A Força Aérea de Israel ampliou sua frota de aviões tanques nos anos recentes e agora planeja esperar que a Força Aérea dos EUA decida sobre o próximo modelo de avião tanque, antes de comprar outras aeronaves.

Se se lê nas entrelinhas, parece que os EUA não estão especialmente interessados em entregar aviões tanques e aumentar a capacidade israelense para ataques aéreos unilaterais contra o Irã.

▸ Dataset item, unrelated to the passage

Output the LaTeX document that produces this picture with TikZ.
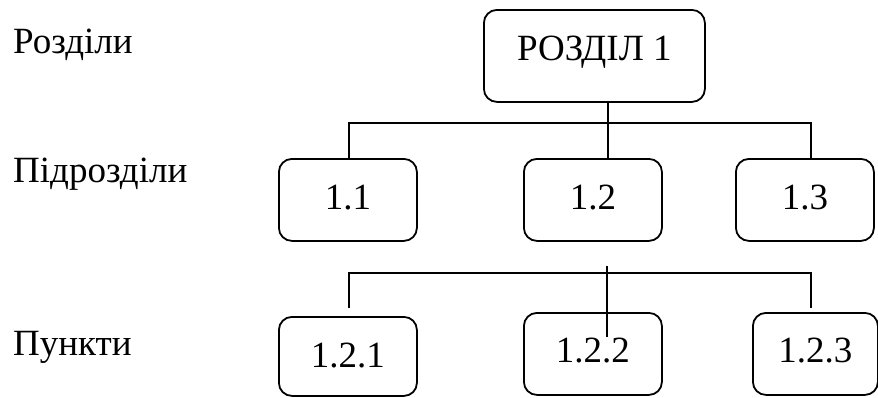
\documentclass[tikz,border=0pt]{standalone}
\usepackage{fontspec}
\setmainfont{Liberation Serif}
\begin{document}
\begin{tikzpicture}[x=1pt,y=-1pt,
  every node/.style={font=\fontsize{37}{40}\selectfont},
  box/.style={draw, line width=1.8pt, rounded corners=13pt, inner sep=0pt, anchor=north west, align=center},
  lbl/.style={anchor=base west, inner sep=0pt},
  conn/.style={line width=1.8pt}]
\useasboundingbox (0,0) rectangle (878,397);
% level labels
\node[lbl] (lr) at (13,53) {Розділи};
\node[lbl] (lp) at (13,182) {Підрозділи};
\node[lbl] (lk) at (13,355) {Пункти};
% boxes
\node[box, minimum width=221pt, text height=51pt, text depth=41pt] (R) at (483,9) {РОЗДІЛ 1};
\node[box, minimum width=138pt, text height=51pt, text depth=31pt] (b11) at (278,158) {1.1};
\node[box, minimum width=138pt, text height=51pt, text depth=31pt] (b12) at (523,158) {1.2};
\node[box, minimum width=138pt, text height=51pt, text depth=31pt] (b13) at (735,158) {1.3};
\node[box, minimum width=138pt, text height=51pt, text depth=28pt] (b121) at (278,316) {1.2.1};
\node[box, minimum width=138pt, text height=50pt, text depth=32pt] (b122) at (523,312) {1.2.2};
\node[box, minimum width=125pt, text height=50pt, text depth=32pt] (b123) at (752,312) {1.2.3};
% connector coordinates
\coordinate (c1) at (608,123);
\coordinate (h1l) at (349,123);
\coordinate (h1r) at (811,123);
\coordinate (h2l) at (349,273);
\coordinate (h2r) at (811,273);
\coordinate (e2l) at (349,308);
\coordinate (e2r) at (811,308);
\coordinate (t2s) at (607,266);
\coordinate (t2e) at (607,337);
% first level connectors
\draw[conn] (c1 |- R.south) -- (c1 |- b12.north);
\draw[conn] (h1l |- b11.north) -- (h1l) -- (h1r) -- (h1r |- b13.north);
% second level connectors
\draw[conn] (e2l) -- (h2l) -- (h2r) -- (e2r);
\draw[conn] (t2s) -- (t2e);
\end{tikzpicture}
\end{document}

Segundo Karl Vick, da revista Time, Israel não tem capacidade para reabastecer aviões em voo e, no que interessa, tampouco tem capacidade de artilharia, para manter ataque sustentado contra o Irã por semanas:

Karl Vick
Ponto no qual todos concordam, porém é que, por mais formidável que seja a Força Aérea de Israel, ela simplesmente não tem a capacidade mínima necessária para manter o tipo de bombardeio sustentado, por várias semanas, necessário para derrubar o programa nuclear iraniano, consideradas as pausas para avaliação de danos, antes de novas ondas de bombardeio. Sem plataformas avançadas, como porta-aviões, a armada aérea israelense tem de depender do reabastecimento em voo para alcançar alvos que estão a mais de 1.200 km de distância. E quem leia as ordens-de-batalha de Israel vê que não contam com mais de meia dúzia de aviões desse tipo.

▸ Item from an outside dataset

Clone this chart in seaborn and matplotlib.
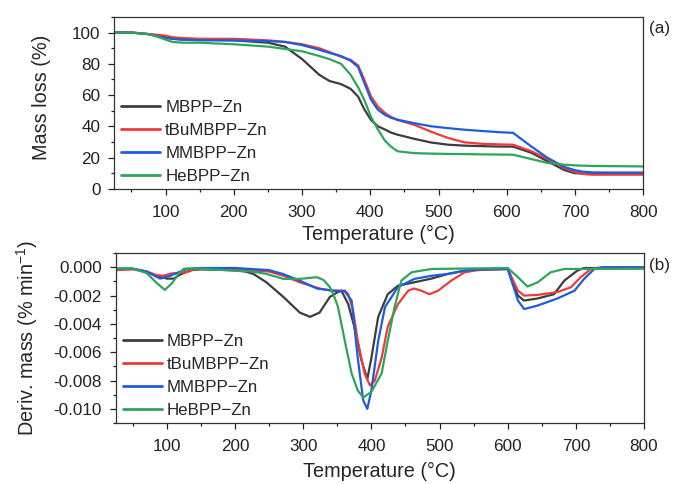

Outra dificuldade observada pelos analistas é o inventário das bombas penetra-bunkers, do tipo capaz de penetrar nas paredes de concreto ou de rocha que protegem as centrífugas instaladas em Natanz e agora também em Fordow, perto de Qom. Israel tem várias bombas GBU-28s, que talvez penetrem as paredes de Natanz. Mas só a Força Aérea dos EUA tem o detonador-penetrador “Massive Ordnance Penetrator” de 13,607 toneladas que poderia levar as bombas até Fordow, a instalação nuclear escavada na rocha, onde, dizem alguns críticos, o Irã estaria enriquecendo urânio a níveis de utilização militar.

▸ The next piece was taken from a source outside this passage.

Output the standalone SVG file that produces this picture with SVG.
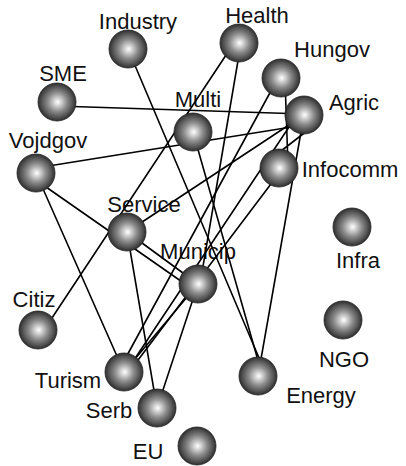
<svg xmlns="http://www.w3.org/2000/svg" width="406" height="466" viewBox="0 0 406 466">
<defs>
<radialGradient id="ball" cx="0.5" cy="0.5" r="0.5" fx="0.52" fy="0.5">
<stop offset="0" stop-color="#ffffff"/>
<stop offset="0.18" stop-color="#d6d6d6"/>
<stop offset="0.5" stop-color="#8c8c8c"/>
<stop offset="0.85" stop-color="#4c4c4c"/>
<stop offset="1" stop-color="#2e2e2e"/>
</radialGradient>
</defs>
<style>
.lbl{font-family:"Liberation Sans",Arial,sans-serif;font-size:22px;fill:#111;text-anchor:middle}
.edge line{stroke:#000;stroke-width:1.6;stroke-linecap:round}
.node circle{fill:url(#ball);stroke:#222;stroke-width:0.8}
</style>
<rect width="406" height="466" fill="#fff"/>
<g id="labels">
<text class="lbl" x="138" y="29">Industry</text>
<text class="lbl" x="257" y="23">Health</text>
<text class="lbl" x="332" y="57">Hungov</text>
<text class="lbl" x="63" y="81">SME</text>
<text class="lbl" x="198" y="107">Multi</text>
<text class="lbl" x="354" y="110">Agric</text>
<text class="lbl" x="48" y="148">Vojdgov</text>
<text class="lbl" x="350" y="177">Infocomm</text>
<text class="lbl" x="144" y="212">Service</text>
<text class="lbl" x="358" y="268">Infra</text>
<text class="lbl" x="198" y="259">Municip</text>
<text class="lbl" x="34" y="307">Citiz</text>
<text class="lbl" x="344" y="367">NGO</text>
<text class="lbl" x="68" y="388">Turism</text>
<text class="lbl" x="321" y="403">Energy</text>
<text class="lbl" x="109" y="418">Serb</text>
<text class="lbl" x="148" y="459">EU</text>
</g>
<g id="connectors" class="edge">
<line x1="57" y1="106" x2="304" y2="114"/>
<line x1="36" y1="168" x2="304" y2="125"/>
<line x1="304" y1="115" x2="127" y2="232"/>
<line x1="297" y1="115" x2="126" y2="372"/>
<line x1="304" y1="115" x2="258" y2="376"/>
<line x1="312" y1="127" x2="272" y2="158"/>
<line x1="285" y1="80" x2="288" y2="165"/>
<line x1="278" y1="78" x2="118" y2="372"/>
<line x1="283" y1="168" x2="129" y2="372"/>
<line x1="128" y1="49" x2="262" y2="365"/>
<line x1="193" y1="132" x2="259" y2="364"/>
<line x1="234" y1="43" x2="44" y2="330"/>
<line x1="241" y1="43" x2="200" y2="284"/>
<line x1="36" y1="173" x2="124" y2="372"/>
<line x1="36" y1="180" x2="198" y2="293"/>
<line x1="127" y1="232" x2="198" y2="284"/>
<line x1="127" y1="232" x2="157" y2="408"/>
<line x1="198" y1="284" x2="157" y2="408"/>
<line x1="198" y1="284" x2="124" y2="372"/>
</g>
<g id="Industry" class="node"><circle cx="128" cy="49" r="19"/></g>
<g id="Health" class="node"><circle cx="239" cy="43" r="19"/></g>
<g id="Hungov" class="node"><circle cx="281" cy="78" r="19"/></g>
<g id="SME" class="node"><circle cx="57" cy="102" r="19"/></g>
<g id="Agric" class="node"><circle cx="304" cy="115" r="19"/></g>
<g id="Multi" class="node"><circle cx="193" cy="132" r="19"/></g>
<g id="Vojdgov" class="node"><circle cx="36" cy="173" r="19"/></g>
<g id="Infocomm" class="node"><circle cx="279" cy="168" r="19"/></g>
<g id="Service" class="node"><circle cx="127" cy="232" r="19"/></g>
<g id="Infra" class="node"><circle cx="352" cy="227" r="19"/></g>
<g id="Municip" class="node"><circle cx="198" cy="284" r="19"/></g>
<g id="Citiz" class="node"><circle cx="38" cy="330" r="19"/></g>
<g id="NGO" class="node"><circle cx="343" cy="320" r="19"/></g>
<g id="Turism" class="node"><circle cx="124" cy="372" r="19"/></g>
<g id="Energy" class="node"><circle cx="258" cy="376" r="19"/></g>
<g id="Serb" class="node"><circle cx="157" cy="408" r="19"/></g>
<g id="EU" class="node"><circle cx="197" cy="446" r="19"/></g>
</svg>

Assim sendo, por que tantos insistem em repetir e discutir as ameaças israelenses de ataques ao Irã?

Tenho frequentemente comentado que o principal objetivo das ameaças de atacar o Irã é agitar as correntes do fantasma, tentando dificultar o mais possível qualquer possível aproximação entre os EUA e o Irã. (...)

Quanto à insistência dos israelenses de que atacarão o Irã se não sossegarmos nossos fachos, ofereço aqui uma análise que me pareceu interessante e persuasiva.

Ali se argumenta que a Força Aérea de Israel simplesmente não tem os cavalos necessários para transportar o armamento necessário para um ataque terminal contra as reforçadas, resistentes e dispersas instalações iranianas, em missão de milhares de quilômetros – e, lembrem-se: quanto mais combustível é carregado, menos armas – a menos que os EUA ou ajudem no reabastecimento dos aviões israelenses, ou permitam que os aviões de ataque decolem de bases dos EUA no Iraque. E, provavelmente, sequer nesse caso. 

Vista em planta do Complexo Nuclear de Natanz, Irã (foto de 2002)
(clique na imagem para visualizar)
Em resumo, temos que:

Teoricamente, os israelenses poderiam dar conta da missão, mas sob altíssimo risco de fracassarem. Se decidirem atacar Natanz, terão de provocar vastos danos no primeiro ataque – e provavelmente não conseguirão montar ataques subsequentes contra as outras instalações.

Feitas todas as análises, só há um exército capaz de empreender e manter operações aéreas em amplas áreas e sustentadas, indispensáveis para eliminar o programa de armas nucleares do Irã: os EUA.

Os israelenses poderiam começar alguma coisa – mas caberia ao Tio Sam terminar o serviço.

Colho esse argumento, para apoiar minha tese, segundo a qual um ponto chave, para Israel, no raid contra a Síria, foi o tipo de apoio norte-americano que gerou – ou não gerou – e o que tal apoio significaria para Israel, se movesse ataque igualmente dramático, mas menos conclusivo contra Natanz, na esperança de que os EUA se sentissem obrigados a entrar na campanha.

Tudo isso para dizer que “atacar o Irã”, só se for nossa guerra, dos EUA. Não sei se essa conclusão mais me tranquiliza ou mais me perturba.